Those of you who have been following more newsy food happenings have probably heard about the Corn Refiners Association‘s bid to change the term “high fructose corn syrup,” which is found on many food labels, to “corn sugar.”
They petitioned the U.S. Food and Drug Administration to allow them to make the change on nutritional labels, but the FDA has rejected that petition. The FDA defines sugar as a “solid, dried and crystallized food,” according to multiple news sources* reporting this decision.
High fructose corn syrup has become increasingly unpopular amid reports and opinions that it is a creepy, chemically processed Frankenfood that is unhealthy for human consumption. And a lot of folks got even more upset when they realized it’s in … well, just about *everything* we eat.
The corn refiners’ group wanted the FDA to let them change the term to “corn sugar” in order to get across the message that high fructose corn syrup is a sweetener derived from natural products and has the same nutritional value as granulated sugar. They started an advertising campaign featuring commercials such as this one, in which one mom judges another mom for feeding her kids HFCS.

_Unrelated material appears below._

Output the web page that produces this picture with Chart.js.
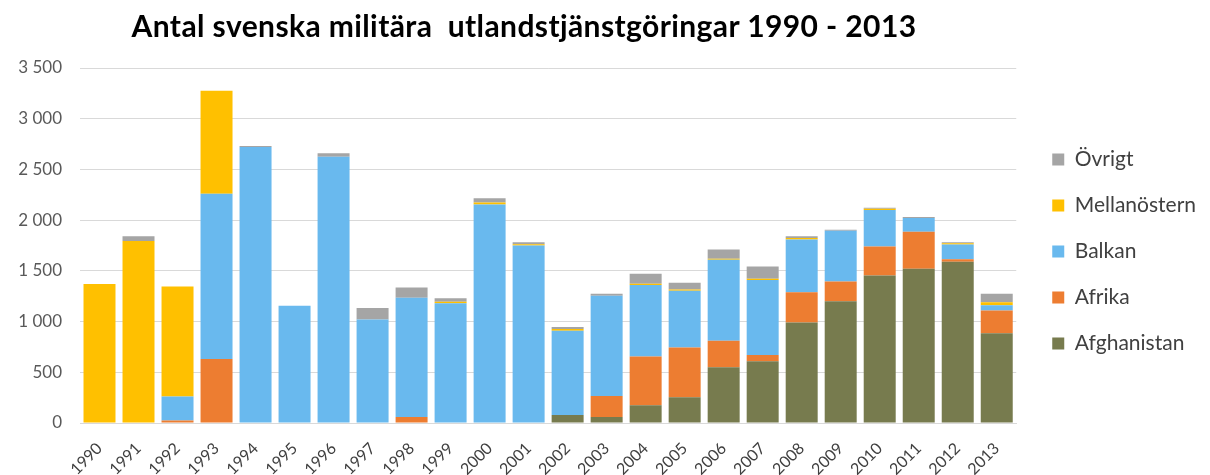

Consumer groups, including Consumers Union, the policy and advocacy arm of Consumer Reports, jumped in and urged the FDA to deny the petition.
Here’s an excerpt from a press release Consumers Union sent me:
Urvashi Rangan, PhD., the director of the Consumer Safety Group at Consumer Reports, said, “The FDA did the right thing. High fructose corn syrup is not ‘corn sugar.’ If the name had been changed, it would have given consumers the wrong impression that this product is ‘natural.’ This is a corn starch that has to be chemically processed. The term ‘corn sugar’ simply doesn’t reflect the chemical changes that take place in production. Consumers know the term high fructose corn syrup, and they should be able to easily differentiate among products that use it.”

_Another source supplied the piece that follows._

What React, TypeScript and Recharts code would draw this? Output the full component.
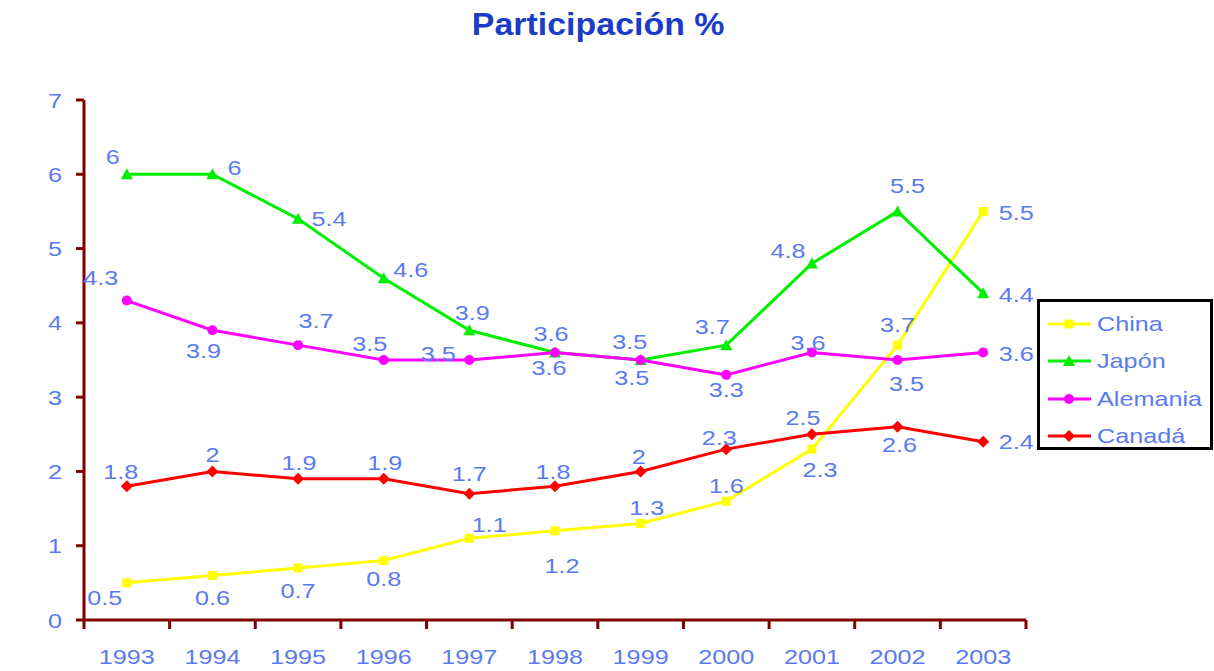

The Corn Refiners’ Association has issued a statement saying the FDA denied their petition on “narrow, technical grounds,” – that is, by saying it’s a syrup, not a solid crystallized substance. The statement went on to say, “The fact remains–which FDA did not challenge–that the vast majority of American consumers are confused about HFCS. Consumers have the right to know what is in their foods and beverages in simple, clear language that enables them to make well-informed dietary decisions.”
Hmmmm … well, now, you could interpret that assertion in more ways than one.
Anybody got thoughts about this development?
* CBS News, USA Today, Fox, Huffington Post, yada yada.